Réding (/fr/; Rieding) is a commune in the Moselle department in Grand Est in north-eastern France.

== Geography ==
Réding is located in the south of the Moselle department, near Sarrebourg.

The commune is crossed by the RN4 and close to the A4 highway.

The Réding station is an important junction station. Located on the line from Paris to Strasbourg, it is the starting point of the line from Réding to Metz-Ville and the line from Réding to Diemeringen which connects the LGV Est to the classic train lines.

Réding is served by the bus line n° 1 of the iSibus network.

=== Hydrography ===
The municipality is located in the Rhine watershed within the Rhine-Meuse basin. It is drained by the Bièvre, the Eichmatte stream, the Otterbach stream, the Bubenbach stream and the Steiglenbach.

The quality of the water of the commune river system, in particular the Bievre, can be consulted on a dedicated site managed by the agences de l'eau and the Office Français de la Biodiversité.

== History ==
The first appearance of the name Réding (Rodinga) dates from 789, in the description of the Wissembourg abbey.

On 16 June 1035 the chapel of Grand Eich was consecrated to St. Ulrich.

In 1361, there is mention in the archpriesthood of Sarrebourg of a main town called Réding and an annex called Eich.

Réding suffered the full force of the Thirty Years' War. In 1631, of the 76 families existing at that time, there will remain only 15 inhabitants.

In 1661, with the treaty of Vincennes between the duke of Lorraine and Louis XIV, Sarrebourg and Phalsbourg (with Réding) are taken away from Lorraine to be attached to the Three Bishoprics (Metz, Toul and Verdun). It is then at this time that the commune became French.

Between 1795 and 1800, Réding absorbed the communes of Eich and Petit Eich.

In accordance with the Treaty of Frankfurt of 1871, Réding was annexed to the German Empire like Alsace-Lorraine as a whole.

The town became French again, after the end of the First World War.

== Sport ==
Réding has several sport clubs.

The town's football club is the A.S. Réding. It was founded in 1936. It has several teams of different levels, including the fanion team which plays at the Régional 3 level.

The tennis club of Réding, which was founded in 1977, was created by Jean Bourst.

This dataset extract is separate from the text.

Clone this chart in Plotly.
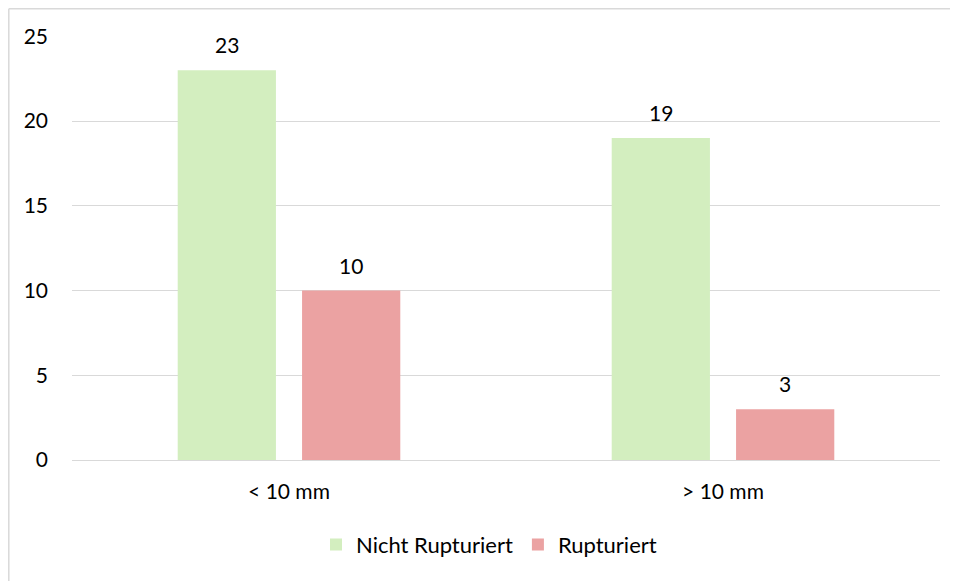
import plotly.graph_objects as go

categories = ["< 10 mm", "> 10 mm"]
series_names = ["Nicht Rupturiert", "Rupturiert"]
nicht_rupturiert = [23, 19]
rupturiert = [10, 3]
y_ticks = [0, 5, 10, 15, 20, 25]

colors = ["#d3eebf", "#eba2a2"]
values = [nicht_rupturiert, rupturiert]
FONT = "Lato, Open Sans, sans-serif"
FS = 21

fig = go.Figure()
for name, vals, col in zip(series_names, values, colors):
    fig.add_trace(go.Bar(x=categories, y=vals, name=name, marker_color=col,
                         marker_line_width=0, hoverinfo="x+y"))

# data labels
shifts = [-62, 62]
for vals, xs in zip(values, shifts):
    for c, v in zip(categories, vals):
        fig.add_annotation(x=c, y=v, text=str(v), showarrow=False, xref="x", yref="y",
                           xshift=xs, yshift=11, yanchor="bottom",
                           font=dict(family=FONT, size=FS, color="#000"))

# page has an 8px body margin, so coordinates are shifted by 8
OFF = 8
W, H = 950, 573
L, T = 72 - OFF, 36 - OFF
R = W - (940 - OFF)
B = H - (460 - OFF)
pw, ph = W - L - R, H - T - B
bx = (0.8 - L) / pw
by = (T + ph - 0.8) / ph
fig.add_shape(type="line", xref="paper", yref="paper", x0=bx, x1=1.2, y0=by, y1=by,
              line=dict(color="#d9d9d9", width=1.5))
fig.add_shape(type="line", xref="paper", yref="paper", x0=bx, x1=bx, y0=-0.4, y1=by,
              line=dict(color="#d9d9d9", width=1.5))

fig.update_layout(
    width=W, height=H,
    margin=dict(l=L, r=R, t=T, b=B),
    paper_bgcolor="white", plot_bgcolor="white",
    barmode="group", bargap=0.427, bargroupgap=0.21,
    font=dict(family=FONT, size=FS, color="#000"),
    showlegend=True,
    legend=dict(orientation="h", x=(489 - 72) / pw, xanchor="center", y=-0.2, yanchor="middle",
                font=dict(family=FONT, size=22, color="#000"), itemclick=False),
    xaxis=dict(showgrid=False, showline=False, ticks="", ticklabelstandoff=17,
               tickfont=dict(family=FONT, size=FS)),
    yaxis=dict(range=[0, 25.02], tickvals=y_ticks, showgrid=True, gridcolor="#d9d9d9",
               gridwidth=1, zeroline=True, zerolinecolor="#d9d9d9", zerolinewidth=1,
               showline=False, ticks="", ticklabelstandoff=23,
               tickfont=dict(family=FONT, size=FS)),
)

fig.write_html("out.html")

The petanque club of the town was founded in 2002, on the initiative of Guy Pronnier. It is currently chaired by Jean-Paul Frank. From time to time, the association organises competitions and sporting events.

Réding also has a remote-controlled buggy club. It was founded by Jean-Marie Deschaseaux. The Auto Buggy Club de Réding hosts a number of competitions, even some international ones, such as the world remote-controlled motorbike championship in 2024.

== Cultural events and festivities ==
The traditional kirb festival has been celebrated in the municipality in October for many decades.

In 2016, this celebration was expanded with the addition of the "Reding en fête" event. Events of the Breast Cancer Awareness Month are sometimes associated with it.